Over the years, useful load has declined from more than 1,700 pounds on the Seneca II I used to fly to more like 1,400 pounds on the new Seneca V. Subtract 122 gallons’ worth of fuel (732 pounds), and you’re left with only about 670 paying pounds. Leave 50 gallons in the truck, and you’d have nearly six folks’ worth of payload with two hours of fuel aboard. A strange-shaped baggage compartment wrapped around the nosegear and a large space behind the rear seats accommodates cargo.
Whatever the payload, the Seneca V’s turbocharged Continentals allow you to lift easily and efficiently. The airplane comes off the ground and starts uphill cleanly and without hesitation to catch its breath. Initial climb is listed at 1462 fpm, but most pilots prefer a 130-knot cruise climb, sacrificing perhaps 250 fpm of ascent in exchange for improved forward visibility.
There’s little to do on the way up except admire the view and marvel at the Seneca’s simplicity. Automatic wastegates keep the power stable to the airplane’s critical altitude (19,500 feet) where the horses begin to tire. If you’re climbing to any altitude below 16,000 feet, you can usually plan on averaging at least 1,000 fpm. Sixteen minutes after liftoff from sea level should yield 16,000 feet of height. Simple, huh?
In theory, the Seneca’s turbochargers allow cruise as high as 25,000 feet, and if you’re willing to strap on the cannula and climb to the flight levels, you can see speeds near 200 knots. Realistically, Senecas spend most of their time at lower altitudes that don’t demand supplemental O2. At 11,500 feet, with the engines dialed in at 75%, for example, you can expect an easy 180 to 185 knots on about 26 gph. That will deliver just under four hours of endurance for a nearly 700 nm range. For those strange people who buy fast airplanes to fly slow, 55% yields max range over 800 nm.
However long you elect to sit in the Seneca V, you’re bound to enjoy the experience. PA34s come standard with an Avidyne Entegra flat-panel display that incorporates all flight instruments, moving map, navigation and systems readouts on two large, 10.4-inch glass displays. Entegra offers overlays of weather uplink thru WSI InFlight and a full-time air-data computer to display en route wind vectors. Also, the system can be interfaced with Stormscope to survey electrical activity ahead, as well as Active-Surveillance Traffic Advisories, an active system that monitors possible traffic conflicts. TAWS information reads out on the glass panel and CMax electronic charts offer a worldwide library or approach and en route IFR charts. As if all that weren’t enough, the autopilot is coupled to the Entegra to make the in-flight environment as convenient and effortless as possible. (Honeywell’s RDR 2000 Vertical Profile Weather Radar is also available.)

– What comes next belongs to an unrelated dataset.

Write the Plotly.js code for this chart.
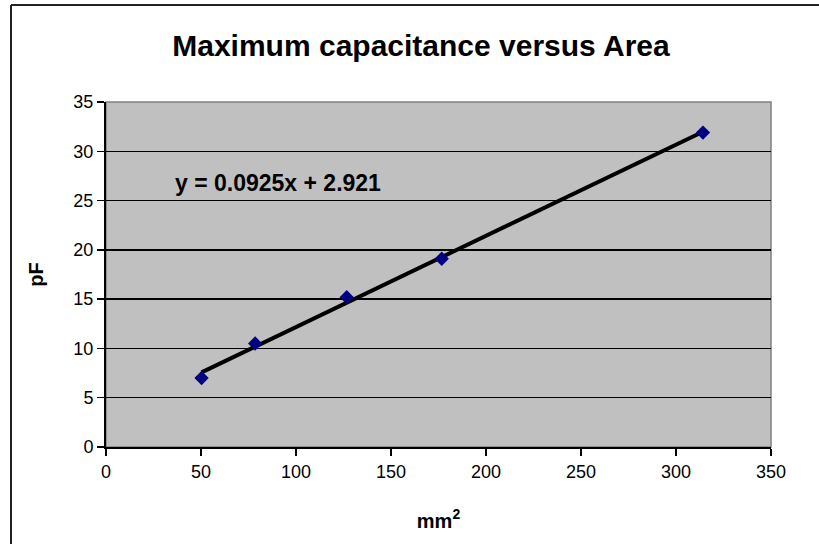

The Seneca V is quiet with minimal vibration and excellent ventilation (including air-conditioning if your budget will allow), and the cabin is so friendly, you’ll make the trip with minimal fuss. The PA34’s fat, untapered, high-dihedral airfoil is as gentle as on any twin (past or present); the Frise ailerons impart plenty of roll rate; and both engines turn inboard to offset the critical engine problem. The combination produces a stability and gentle controllability more reminiscent of the Saratoga HP than of a middle-weight multi.
At 4,750 pounds gross, stall speed is a highly predictable 64 knots, so approaches are silly simple at any speed between 90 and 110 knots. The Seneca makes an excellent instrument platform, too. In the 21â2 years I operated “my” Seneca II, I flew it into snowstorms in Calgary, torrential rain in the Bahamas and ice fog in Maine. The airplane forgave my transgressions and consistently delivered me from evil, no matter how poor my decisions or rusty my technique.
(One approach I made to Janesville, Wis., in the late ’70s certainly demonstrated the airplane’s docile nature. I was shooting an ILS in miserable conditions. Weather was right at minimums, and I was being beat around pretty good trying to maintain the glideslope. The airplane was going to Janesville for maintenance, and one of the squawks was the left electric fuel pump. The left engine-driven pump failed about three miles out, and so did the engine, but I was so busy just trying to hold the needles, I hardly had time to worry about it. I broke out over the runway, and touched down as the left prop windmilled to a stop.)
Landings in the PA34 also fall into the “if you can walk and chew gum at the same time” category. The now-electric flaps deflect to a full 40 degrees, allowing the Seneca to sneak into short strips with relative ease, and the long-stroke oleo gear cushions the actual touchdown. Also, unlike the vast majority of airplanes, the Seneca can leap off the ground in slightly less runway than it needs to land. Both numbers are well below 2,000 feet, and that may be one reason PA34s sometimes wind up working for a living on dirt or grass strips. Main-gear doors cover only the top of the wheels, so there’s plenty of ground clearance with little risk of damaging a door.
(In operating out of the 2,000-foot grass strip at Ft. Atkinson, Wis.—long since paved and extended—I was sometimes intimidated by the tall corn at the south end. During one takeoff on a hot July day with the manual flaps set at the recommended full-up position, the corn was approaching way too fast. I reached down, grabbed the manual flap lever and pulled for one notch to get me into the air. Unfortunately, I pulled too hard and got two notches, and the huge flaps promptly rotated the lightly loaded Seneca’s main gear off the ground and balanced the airplane on its nosewheel. I hauled back on the yoke and cleared the corn by a few kernels. Won’t do that again.)
At $756,500 for the entry-level airplane, the 2007 Seneca V fills a niche that no other model can. The big cabin, easy loading and good short-field performance allow the aircraft to serve in a variety of missions: mail and check hauling, freight and corporate transport, charter and as many other jobs as you can imagine.
By any measure, the Seneca V is a flexible, talented machine, simple to fly and fairly easy on maintenance (compared to other twins). Add to that quick cruise and enough creature comforts for most normal-sized creatures, and you have all the ingredients that have kept Piper’s tough little Seneca in production for a surprising 35 years.